Eckel, 41, grew up in Glenside, graduated from the Tyler School of Art in 2003 and has lived for the last 10 years at the Greene Street Artists Cooperative in Germantown. He started working as an art dealer at Dolan/Maxwell, prominent Rittenhouse Square art specialists, in 2015 and has “surprised myself by how much I’ve enjoyed and taken to the business side of art. In my younger years the business side seemed at odds with my creative instincts, pursuits and desires. Now, I love merging the two and finding the creativity and intuition that often goes into making a sale and connecting with clients and curators.
“One of my favorite parts of working as an art dealer is the research, history and detective work that goes into learning about certain artists and works of art from the surrealist/modernist period.
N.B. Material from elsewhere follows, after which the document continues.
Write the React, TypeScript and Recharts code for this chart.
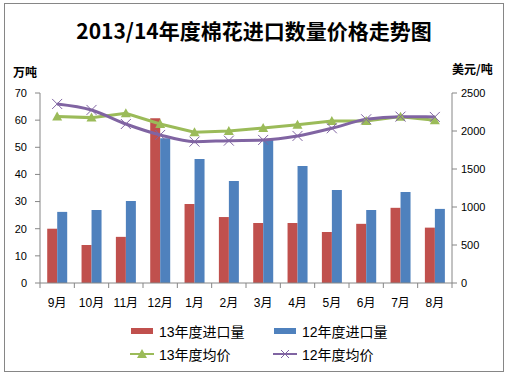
import React from "react";
import { ComposedChart, Bar, Line, XAxis, YAxis } from "recharts";

const months = ["9月", "10月", "11月", "12月", "1月", "2月", "3月", "4月", "5月", "6月", "7月", "8月"];
const import13 = [20, 14, 17, 60.7, 29.1, 24.3, 22.1, 22.1, 18.8, 21.8, 27.7, 20.4];
const import12 = [26.2, 26.9, 30.2, 53.3, 45.7, 37.6, 52.7, 43.1, 34.3, 26.9, 33.5, 27.3];
const price13 = [2190, 2176, 2233, 2092, 1983, 2000, 2040, 2083, 2132, 2132, 2189, 2141];
const price12 = [2356, 2277, 2092, 1948, 1860, 1873, 1882, 1935, 2036, 2154, 2189, 2185];
const leftTicks = [0, 10, 20, 30, 40, 50, 60, 70];
const rightTicks = [0, 500, 1000, 1500, 2000, 2500];

const data = months.map((m, i) => ({
  month: m,
  imp13: import13[i],
  imp12: import12[i],
  p13: price13[i],
  p12: price12[i],
}));

const RED = "#C0504D";
const BLUE = "#4F81BD";
const GREEN = "#9BBB59";
const PURPLE = "#8064A2";
const AXIS = "#868686";
const FONT = "'Liberation Sans', 'Noto Sans CJK SC', sans-serif";
const CJK = "'Noto Sans CJK SC', sans-serif";

const W = 508;
const H = 378;
const PLOT_LEFT = 40;
const PLOT_RIGHT = 452;
const PLOT_TOP = 93;
const PLOT_BOTTOM = 283;
const BAND = (PLOT_RIGHT - PLOT_LEFT) / months.length;

const MonthTick = (props: any) => {
  const { x, y, payload, index } = props;
  return (
    <g>
      <line x1={x - BAND / 2} x2={x - BAND / 2} y1={PLOT_BOTTOM} y2={PLOT_BOTTOM + 5} stroke={AXIS} />
      {index === months.length - 1 && (
        <line x1={x + BAND / 2} x2={x + BAND / 2} y1={PLOT_BOTTOM} y2={PLOT_BOTTOM + 5} stroke={AXIS} />
      )}
      <text x={x} y={y} dy="0.71em" textAnchor="middle" fontSize={12} fill="#000" fontFamily={FONT}>
        {payload.value}
      </text>
    </g>
  );
};

const Triangle = (props: any) => {
  const { cx, cy, index } = props;
  if (cx == null || cy == null) return null;
  return <polygon key={index} points={`${cx},${cy - 5} ${cx - 5},${cy + 4} ${cx + 5},${cy + 4}`} fill={GREEN} />;
};

const Cross = (props: any) => {
  const { cx, cy, index } = props;
  if (cx == null || cy == null) return null;
  return (
    <g key={index} stroke={PURPLE} strokeWidth={1}>
      <line x1={cx - 5} y1={cy - 5} x2={cx + 5} y2={cy + 5} />
      <line x1={cx - 5} y1={cy + 5} x2={cx + 5} y2={cy - 5} />
    </g>
  );
};

const LegendBox = () => {
  const item = (left: number, top: number, icon: React.ReactNode, label: string) => (
    <div style={{ position: "absolute", left, top, display: "flex", alignItems: "center", height: 18 }}>
      <svg width={26} height={12} style={{ marginRight: 3 }}>{icon}</svg>
      <span style={{ fontSize: 14, fontFamily: FONT, color: "#000" }}>{label}</span>
    </div>
  );
  return (
    <div style={{ position: "absolute", left: 0, top: 322, width: W, height: 50 }}>
      {item(130, 0, <rect x={1} y={3} width={22} height={6} fill={RED} />, "13年度进口量")}
      {item(273, 0, <rect x={1} y={3} width={22} height={6} fill={BLUE} />, "12年度进口量")}
      {item(
        130,
        23,
        <g>
          <line x1={0} x2={24} y1={6} y2={6} stroke={GREEN} strokeWidth={2} />
          <polygon points="12,1 7,10 17,10" fill={GREEN} />
        </g>,
        "13年度均价"
      )}
      {item(
        273,
        23,
        <g>
          <line x1={0} x2={24} y1={6} y2={6} stroke={PURPLE} strokeWidth={2} />
          <line x1={8} y1={2} x2={16} y2={10} stroke={PURPLE} />
          <line x1={8} y1={10} x2={16} y2={2} stroke={PURPLE} />
        </g>,
        "12年度均价"
      )}
    </div>
  );
};

export default function App() {
  return (
    <div style={{ position: "absolute", left: 0, top: 0, width: W, height: H, background: "#fff" }}>
      <div
        style={{
          position: "absolute",
          left: 4,
          top: 3,
          width: 498,
          height: 367,
          border: `1px solid ${AXIS}`,
        }}
      />
      <div
        style={{
          position: "absolute",
          left: 0,
          top: 15,
          width: W,
          textAlign: "center",
          fontSize: 21,
          fontWeight: "bold",
          fontFamily: CJK,
          color: "#000",
        }}
      >
        2013/14年度棉花进口数量价格走势图
      </div>
      <div style={{ position: "absolute", left: 13, top: 63, fontSize: 12, fontWeight: "bold", fontFamily: CJK }}>
        万吨
      </div>
      <div style={{ position: "absolute", left: 452, top: 60, fontSize: 12, fontWeight: "bold", fontFamily: CJK }}>
        美元/吨
      </div>
      <div style={{ position: "absolute", left: 0, top: 0 }}>
        <ComposedChart
          width={W}
          height={H}
          data={data}
          margin={{ top: PLOT_TOP, right: W - PLOT_RIGHT - 46, bottom: 0, left: PLOT_LEFT - 30 }}
          barGap={0}
          barCategoryGap="21%"
        >
          <XAxis
            dataKey="month"
            height={H - PLOT_BOTTOM}
            tickLine={false}
            tickMargin={9}
            axisLine={{ stroke: AXIS }}
            tick={<MonthTick />}
            interval={0}
          />
          <YAxis
            yAxisId="left"
            orientation="left"
            width={30}
            domain={[0, 70]}
            ticks={leftTicks}
            tickSize={5}
            tickMargin={8}
            tick={{ fontSize: 11, fill: "#000", fontFamily: FONT }}
            axisLine={{ stroke: AXIS }}
            tickLine={{ stroke: AXIS }}
          />
          <YAxis
            yAxisId="right"
            orientation="right"
            width={46}
            domain={[0, 2500]}
            ticks={rightTicks}
            tickSize={5}
            tickMargin={4}
            tick={{ fontSize: 11, fill: "#000", fontFamily: FONT, textAnchor: "start" }}
            axisLine={{ stroke: AXIS }}
            tickLine={{ stroke: AXIS }}
          />
          <Bar yAxisId="left" dataKey="imp13" name="13年度进口量" fill={RED} isAnimationActive={false} />
          <Bar yAxisId="left" dataKey="imp12" name="12年度进口量" fill={BLUE} isAnimationActive={false} />
          <Line
            yAxisId="right"
            type="linear"
            dataKey="p13"
            name="13年度均价"
            stroke={GREEN}
            strokeWidth={3}
            dot={<Triangle />}
            isAnimationActive={false}
          />
          <Line
            yAxisId="right"
            type="monotone"
            dataKey="p12"
            name="12年度均价"
            stroke={PURPLE}
            strokeWidth={3}
            dot={<Cross />}
            isAnimationActive={false}
          />
        </ComposedChart>
      </div>
      <LegendBox />
    </div>
  );
}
It has been deeply gratifying and fits with my somewhat obsessive focus and drive. In some cases it's putting together enough research to prove the date or title of a previously unknown work of art; or in one particular case, finding the copper plate and three color proofs of a rare etching by Wolfgang Paalen (1905-1959), a favorite Surrealist artist of mine who was from Austria, spent formative years in Paris and worked mostly in Mexico.
“Introducing art collectors/lovers to lesser known artists working in the same period of interest and with as much or more skill than the better known names is great fun and helps to build a larger, more realistic and inclusive art awareness.”
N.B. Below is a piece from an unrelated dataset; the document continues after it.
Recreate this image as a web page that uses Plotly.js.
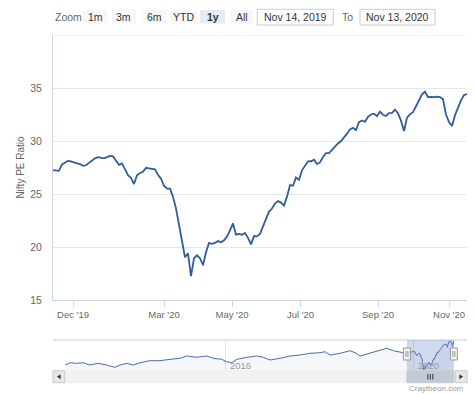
<!DOCTYPE html>
<html>
<head>
<meta charset="utf-8">
<script src="https://cdn.plot.ly/plotly-3.0.1.min.js"></script>
<style>
html,body{margin:0;padding:0;background:#fff;}
#chart{width:474px;height:394px;}
</style>
</head>
<body>
<div id="chart"></div>
<script>
// ---------- DATA ----------
const dates = [
"2019-11-14","2019-11-17","2019-11-19","2019-11-22","2019-11-24","2019-11-27","2019-11-29",
"2019-12-02","2019-12-05","2019-12-08","2019-12-11","2019-12-14","2019-12-17","2019-12-20","2019-12-23","2019-12-26","2019-12-29",
"2020-01-01","2020-01-04","2020-01-07","2020-01-10","2020-01-13","2020-01-16","2020-01-19","2020-01-22","2020-01-25","2020-01-28","2020-01-31",
"2020-02-03","2020-02-06","2020-02-09","2020-02-12","2020-02-15","2020-02-18","2020-02-21","2020-02-24","2020-02-27",
"2020-03-01","2020-03-03","2020-03-06","2020-03-09","2020-03-12","2020-03-14","2020-03-17","2020-03-20","2020-03-22","2020-03-25","2020-03-28","2020-03-31",
"2020-04-02","2020-04-05","2020-04-08","2020-04-10","2020-04-13","2020-04-16","2020-04-19","2020-04-21","2020-04-24","2020-04-27","2020-04-29",
"2020-05-02","2020-05-05","2020-05-07","2020-05-10","2020-05-13","2020-05-15","2020-05-18","2020-05-21","2020-05-23","2020-05-26","2020-05-29","2020-05-31",
"2020-06-03","2020-06-06","2020-06-08","2020-06-11","2020-06-14","2020-06-16","2020-06-19","2020-06-22","2020-06-24","2020-06-27","2020-06-30",
"2020-07-02","2020-07-05","2020-07-07","2020-07-10","2020-07-12","2020-07-14","2020-07-17","2020-07-19","2020-07-22","2020-07-24","2020-07-26","2020-07-29","2020-07-31",
"2020-08-03","2020-08-05","2020-08-07","2020-08-10","2020-08-12","2020-08-15","2020-08-17","2020-08-19","2020-08-22","2020-08-24","2020-08-27","2020-08-29","2020-08-31",
"2020-09-03","2020-09-06","2020-09-08","2020-09-11","2020-09-13","2020-09-16","2020-09-18","2020-09-21","2020-09-23","2020-09-26","2020-09-29",
"2020-10-01","2020-10-04","2020-10-06","2020-10-09","2020-10-11","2020-10-14","2020-10-17","2020-10-19","2020-10-22","2020-10-24","2020-10-27","2020-10-29",
"2020-11-01","2020-11-03","2020-11-05","2020-11-07","2020-11-09","2020-11-11","2020-11-13"
];
const peValues = [
27.25,27.23,27.19,27.79,27.97,28.13,28.08,
27.97,27.89,27.83,27.66,27.71,27.94,28.13,28.36,28.47,28.41,
28.36,28.48,28.59,28.55,28.17,27.75,27.89,27.38,26.77,26.53,25.94,
26.77,26.98,27.09,27.47,27.42,27.38,27.33,26.81,26.44,
25.78,25.50,25.50,24.75,23.63,22.13,20.53,19.03,19.41,17.25,18.94,19.22,
18.94,18.28,19.50,20.39,20.30,20.39,20.56,20.44,20.63,21.00,21.56,
22.22,21.16,21.23,21.16,21.33,20.86,20.25,21.03,21.00,21.23,21.94,22.81,
23.34,23.63,24.09,24.33,24.19,23.91,24.75,25.85,25.78,26.56,26.34,
27.23,27.70,28.08,28.09,28.24,27.82,27.98,28.50,28.85,28.85,29.19,29.48,29.77,
30.00,30.31,30.69,31.10,31.24,31.03,31.78,31.93,31.81,32.28,32.50,32.58,32.34,
32.77,32.48,32.36,32.63,32.66,32.97,32.63,31.92,30.94,32.20,32.51,
32.72,33.28,33.84,34.41,34.65,34.13,34.17,34.14,34.19,34.14,33.94,32.50,
31.78,31.41,32.44,33.14,33.84,34.33,34.43
];
// longer history shown in the navigator (before the selected year)
const historyDates = [
"2012-08-06","2012-09-13","2012-11-03","2012-12-25","2013-02-14","2013-04-19","2013-06-24","2013-08-27",
"2013-10-07","2013-11-28","2014-01-19","2014-03-12","2014-05-28","2014-08-14","2014-10-31","2015-01-17",
"2015-03-09","2015-05-26","2015-08-11","2015-10-01","2015-12-05","2016-01-14","2016-02-22","2016-04-01",
"2016-06-18","2016-09-03","2016-10-24","2016-12-15","2017-03-03","2017-05-20","2017-08-06","2017-10-22",
"2018-01-08","2018-02-16","2018-03-27","2018-06-13","2018-08-29","2018-10-07","2018-11-15","2019-02-01",
"2019-04-20","2019-06-11","2019-08-01","2019-10-19"
];
const historyValues = [
20.52,21.87,21.52,21.87,20.52,21.52,20.52,19.17,
20.52,21.52,20.52,21.87,23.05,23.05,23.87,24.45,
25.81,25.04,25.81,24.45,23.87,22.46,21.87,23.87,
25.04,25.81,25.04,23.46,24.45,25.81,26.39,27.39,
27.74,28.33,26.39,27.39,28.92,27.74,25.81,27.39,
29.33,30.32,28.92,27.74
];
const tickMonths = ["2019-12-01","2020-03-01","2020-05-01","2020-07-01","2020-09-01","2020-11-01"];
const tickLabels = ["Dec '19","Mar '20","May '20","Jul '20","Sep '20","Nov '20"];
const yTicks = [15, 20, 25, 30, 35];
const navYears = ["2016-01-01","2020-01-01"];
const navYearLabels = ["2016","2020"];
const zoomButtons = ["1m","3m","6m","YTD","1y","All"];
const selectedButton = "1y";
const yTitle = "Nifty PE Ratio";
const credit = "Craytheon.com";

// ---------- HELPERS ----------
const W = 474, H = 394;
const px = x => x / W;
const py = y => 1 - y / H;
const FONT = "'Liberation Sans', Arial, Helvetica, sans-serif";

// ordinal (trading-point) axis like Highstock: x = point index
const idx = dates.map((d, i) => i);
const tms = dates.map(d => Date.parse(d));
function ordinalPos(ds) {
  const T = Date.parse(ds);
  for (let i = 0; i < tms.length - 1; i++) {
    if (T >= tms[i] && T <= tms[i + 1]) return i + (T - tms[i]) / (tms[i + 1] - tms[i]);
  }
  return null;
}
const tickVals = tickMonths.map(ordinalPos);

function fmtDate(ds) {
  const m = ["Jan","Feb","Mar","Apr","May","Jun","Jul","Aug","Sep","Oct","Nov","Dec"];
  const p = ds.split("-");
  return m[+p[1] - 1] + " " + (+p[2]) + ", " + p[0];
}

// ---------- TRACES ----------
const mainTrace = {
  x: idx, y: peValues, type: "scatter", mode: "lines",
  line: {color: "#2f5e9a", width: 1.8}, hoverinfo: "skip",
  xaxis: "x", yaxis: "y"
};
const navTrace = {
  x: historyDates.concat(dates), y: historyValues.concat(peValues),
  type: "scatter", mode: "lines", fill: "tozeroy",
  fillcolor: "rgba(51,92,173,0.05)",
  line: {color: "#4a6da8", width: 1}, hoverinfo: "skip",
  xaxis: "x2", yaxis: "y2"
};

// ---------- SHAPES / ANNOTATIONS ----------
const shapes = [];
const annotations = [];

// top gridline at 40
shapes.push({type: "line", xref: "paper", yref: "y", x0: px(53), x1: px(467), y0: 40, y1: 40,
  line: {color: "#e6e6e6", width: 1}, layer: "below"});

// range selector
const btnBoxes = [[82.7,107.3],[111.7,136],[141.7,166.7],[170,196.7],[200,225],[230,253.3]];
annotations.push({xref: "paper", yref: "paper", x: px(53), y: py(16.7), xanchor: "left", yanchor: "middle",
  text: "Zoom", showarrow: false, font: {family: FONT, size: 10.5, color: "#666"}});
zoomButtons.forEach((b, i) => {
  const [a, c] = btnBoxes[i];
  const sel = b === selectedButton;
  shapes.push({type: "rect", xref: "paper", yref: "paper", x0: px(a), x1: px(c), y0: py(23.5), y1: py(10),
    fillcolor: sel ? "#e6ebf5" : "#f7f7f7", line: {width: 0}});
  annotations.push({xref: "paper", yref: "paper", x: px((a + c) / 2), y: py(16.7), xanchor: "center", yanchor: "middle",
    text: sel ? "<b>" + b + "</b>" : b, showarrow: false, font: {family: FONT, size: 10.5, color: "#333"}});
});
// date inputs
const boxes = [[257.3, 333.3, fmtDate(dates[0])], [360, 435, fmtDate(dates[dates.length - 1])]];
boxes.forEach(([a, c, t]) => {
  shapes.push({type: "rect", xref: "paper", yref: "paper", x0: px(a), x1: px(c), y0: py(25), y1: py(9.3),
    fillcolor: "#ffffff", line: {color: "#cccccc", width: 1}});
  annotations.push({xref: "paper", yref: "paper", x: px((a + c) / 2), y: py(17.2), xanchor: "center", yanchor: "middle",
    text: t, showarrow: false, font: {family: FONT, size: 10.5, color: "#333"}});
});
annotations.push({xref: "paper", yref: "paper", x: px(347.5), y: py(17.2), xanchor: "center", yanchor: "middle",
  text: "To", showarrow: false, font: {family: FONT, size: 10.5, color: "#666"}});

// navigator outline top
shapes.push({type: "line", xref: "paper", yref: "paper", x0: px(53), x1: px(467), y0: py(340), y1: py(340),
  line: {color: "#cccccc", width: 1}});
// navigator mask
const d0 = dates[0], d1 = dates[dates.length - 1];
shapes.push({type: "rect", xref: "x2", yref: "paper", x0: d0, x1: d1, y0: py(371), y1: py(340),
  fillcolor: "rgba(102,133,194,0.3)", line: {width: 0}});
// scrollbar track
shapes.push({type: "rect", xref: "paper", yref: "paper", x0: px(53), x1: px(467), y0: py(382.7), y1: py(370.7),
  fillcolor: "#f2f2f2", line: {color: "#f2f2f2", width: 1}});
// scrollbar thumb
shapes.push({type: "rect", xref: "x2", yref: "paper", x0: d0, x1: d1, y0: py(382.7), y1: py(370.7),
  fillcolor: "#c3cad6", line: {color: "#c3cad6", width: 1}});
[-2.5, 0, 2.5].forEach(o => {
  shapes.push({type: "line", xref: "x2", yref: "paper", xsizemode: "pixel", xanchor: "2020-05-14",
    x0: o, x1: o, y0: py(379.5), y1: py(374), line: {color: "#333", width: 1}});
});
// scrollbar buttons
[[53, 64.7, "L"], [455.3, 467, "R"]].forEach(([a, c, dir]) => {
  shapes.push({type: "rect", xref: "paper", yref: "paper", x0: px(a), x1: px(c), y0: py(382.7), y1: py(370.7),
    fillcolor: "#e6e6e6", line: {color: "#cccccc", width: 1}});
  const cx = (a + c) / 2, cy = 376.7;
  const path = dir === "L"
    ? `M ${px(cx - 1.5)} ${py(cy)} L ${px(cx + 1.5)} ${py(cy - 2)} L ${px(cx + 1.5)} ${py(cy + 2)} Z`
    : `M ${px(cx + 1.5)} ${py(cy)} L ${px(cx - 1.5)} ${py(cy - 2)} L ${px(cx - 1.5)} ${py(cy + 2)} Z`;
  shapes.push({type: "path", xref: "paper", yref: "paper", path: path, fillcolor: "#333", line: {color: "#333", width: 0.5}});
});
// handles
[d0, d1].forEach(d => {
  shapes.push({type: "rect", xref: "x2", yref: "paper", xsizemode: "pixel", xanchor: d, x0: -3.5, x1: 3.5,
    y0: py(360), y1: py(348), fillcolor: "#f2f2f2", line: {color: "#999999", width: 1}});
  [-1, 1].forEach(o => shapes.push({type: "line", xref: "x2", yref: "paper", xsizemode: "pixel", xanchor: d,
    x0: o, x1: o, y0: py(357), y1: py(351), line: {color: "#999999", width: 1}}));
});
// navigator year labels
navYears.forEach((d, i) => annotations.push({xref: "x2", yref: "paper", x: d, y: py(365), xanchor: "left", yanchor: "middle",
  xshift: 2.5, text: navYearLabels[i], showarrow: false, font: {family: FONT, size: 9.5, color: "#999"}}));
// credit
annotations.push({xref: "paper", yref: "paper", x: px(466), y: py(388), xanchor: "right", yanchor: "middle",
  text: credit, showarrow: false, font: {family: FONT, size: 8, color: "#999"}});

// ---------- LAYOUT ----------
const layout = {
  width: W, height: H,
  margin: {l: 0, r: 0, t: 0, b: 0, pad: 0},
  paper_bgcolor: "#ffffff", plot_bgcolor: "#ffffff",
  showlegend: false,
  font: {family: FONT, color: "#666"},
  xaxis: {
    domain: [px(53), px(467)], range: [0, dates.length - 1], anchor: "y",
    tickvals: tickVals, ticktext: tickLabels, ticks: "outside", ticklen: 6, tickcolor: "#ccd6eb",
    showgrid: false, zeroline: false, showline: true, linecolor: "#ccd6eb", linewidth: 1,
    tickfont: {family: FONT, size: 9.5, color: "#666"}, fixedrange: true
  },
  yaxis: {
    domain: [py(300), py(35)], range: [15, 40], anchor: "x",
    tickvals: yTicks, ticks: "", showgrid: true, gridcolor: "#e6e6e6", zeroline: false,
    showline: true, linecolor: "#ccd6eb", linewidth: 1,
    tickfont: {family: FONT, size: 10.5, color: "#666"},
    ticklabelstandoff: 8, ticklabelshift: -4.5,
    title: {text: yTitle, font: {family: FONT, size: 10, color: "#666"}, standoff: 3},
    fixedrange: true
  },
  xaxis2: {
    type: "date", domain: [px(53), px(467)], range: ["2012-05-04", "2021-02-23"], anchor: "y2",
    tickvals: navYears, showticklabels: false, ticks: "", showgrid: true, gridcolor: "#e6e6e6",
    zeroline: false, showline: false, fixedrange: true
  },
  yaxis2: {
    domain: [py(371), py(340)], range: [17.0, 35.2], anchor: "x2",
    showgrid: false, showticklabels: false, ticks: "", zeroline: false, showline: false, fixedrange: true
  },
  shapes: shapes,
  annotations: annotations
};

Plotly.newPlot("chart", [navTrace, mainTrace], layout, {staticPlot: true, displayModeBar: false});
</script>
</body>
</html>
The Dolan/Maxwell Gallery represents a selection of estates from 1930 to 1960. Eckel's job there has taken him to Paris once a year for the last five years or so, spending a month at a time living in Paris, working with inventory and researching Atelier 17, an experimental printmaking workshop known as being the bridge from Surrealism to Abstract Expressionism. This workshop is credited with developing revolutionary printmaking techniques.
Of course, it is almost always a struggle trying to make ends meet while pursuing a career in the arts, and Eckel's journey is no exception. From 2000 to 2005 he was a server at the tiny Citrus restaurant in Chestnut Hill (where Bahia Bowls is now) and at Cake restaurant from 2010 to 2013. He also taught at Plymouth Meeting Friends School for three years.
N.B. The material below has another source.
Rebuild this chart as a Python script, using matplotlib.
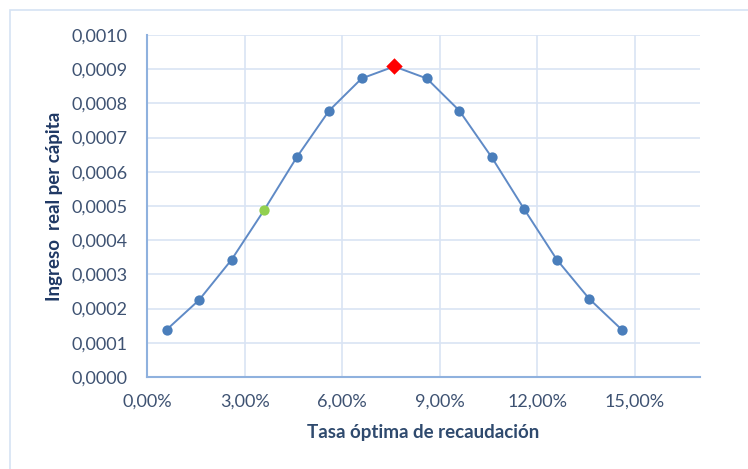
import matplotlib
matplotlib.use("Agg")
import matplotlib.pyplot as plt
from matplotlib.ticker import FuncFormatter, MultipleLocator
from matplotlib.patches import Rectangle

# Data
tasa = [0.006, 0.016, 0.026, 0.036, 0.046, 0.056, 0.066, 0.076,
        0.086, 0.096, 0.106, 0.116, 0.126, 0.136, 0.146]
ingreso = [0.000138, 0.000225, 0.000343, 0.000488, 0.000642, 0.000779, 0.000873, 0.000908,
           0.000873, 0.000779, 0.000642, 0.000490, 0.000343, 0.000228, 0.000138]
idx_green = 3
idx_red = 7
x_label = "Tasa óptima de recaudación"
y_label = "Ingreso  real per cápita"

plt.rcParams['font.family'] = ['Lato', 'DejaVu Sans']

fig = plt.figure(figsize=(7.48, 4.69), dpi=100)
fig.patches.append(Rectangle((10/748, -0.2), 1.2, 1.2 - 10/469, transform=fig.transFigure,
                             fill=False, edgecolor='#D6E3F3', linewidth=1.2))
ax = fig.add_axes([147/748, (469-377)/469, (700-147)/748, (377-35)/469])

line_col = '#5F8AC6'
mk_col = '#4A7EBB'
ax.plot(tasa, ingreso, color=line_col, linewidth=1.4, zorder=3)
blue_x = [x for i, x in enumerate(tasa) if i not in (idx_green, idx_red)]
blue_y = [y for i, y in enumerate(ingreso) if i not in (idx_green, idx_red)]
ax.scatter(blue_x, blue_y, s=55, color=mk_col, zorder=4, linewidths=0)
ax.scatter([tasa[idx_green]], [ingreso[idx_green]], s=55, color='#92D050', zorder=4, linewidths=0)
ax.scatter([tasa[idx_red]], [ingreso[idx_red]], s=70, marker='D', color='#FF0000', zorder=4, linewidths=0)

ax.set_xlim(0, 0.17)
ax.set_ylim(0, 0.0010)
ax.xaxis.set_major_locator(MultipleLocator(0.03))
ax.yaxis.set_major_locator(MultipleLocator(0.0001))
ax.xaxis.set_major_formatter(FuncFormatter(lambda v, p: f"{v*100:.2f}%".replace('.', ',')))
ax.yaxis.set_major_formatter(FuncFormatter(lambda v, p: f"{v:.4f}".replace('.', ',')))

ax.grid(True, color='#D9E4F4', linewidth=1.2)
ax.set_axisbelow(True)
for s in ['top', 'right']:
    ax.spines[s].set_visible(False)
for s in ['left', 'bottom']:
    ax.spines[s].set_color('#8FB1DE')
    ax.spines[s].set_linewidth(1.5)
ax.tick_params(length=0, labelsize=13, colors='#3E5272')
ax.tick_params(axis='y', pad=14)
ax.tick_params(axis='x', pad=12)

ax.set_xlabel(x_label, fontsize=13.5, color='#2F4A6E', fontweight='bold', labelpad=10)
ax.set_ylabel(y_label, fontsize=13.5, color='#1F3864', fontweight='bold', labelpad=6)

fig.savefig("out.png", dpi=100, facecolor='white')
“I used to work double shifts two days in a row and spend the other five days painting,” he recalled. “I kept this schedule for about four years and found that having blocks of consecutive days in the studio without interruption was crucial to my artistic development ... a cheaper and wiser choice than spending a fortune on two years of grad school. Instead, I lived cheap, saved cash and painted everyday.”
While waiting on tables, Eckel had a painting included in the permanent collection at Woodmere Art Gallery and after changing his painting style from figurative and narrative to non-representational and eventually fully abstract, he began to sell his work more regularly.
Eckel is also very much interested in the abstract painting by African American artists who left the U.S. due to racial injustices they faced in their own country, even after risking their lives and fighting in World War II, to live in Paris and other European cities in the late 1940s and 1950s, where they were more welcome and respected — artists such as Beauford Delaney, Ed Clark, Larry Potter and Herbert Gentry.
Eckel has two brothers, Joel and Jeffrey, who are local beekeepers (We Bee Brothers Honey) and educators. The Awbury exhibit is open to the public Mondays-Thursdays, 10-4 p.m. There will be an artist’s reception on June 6 from 5-7 p.m.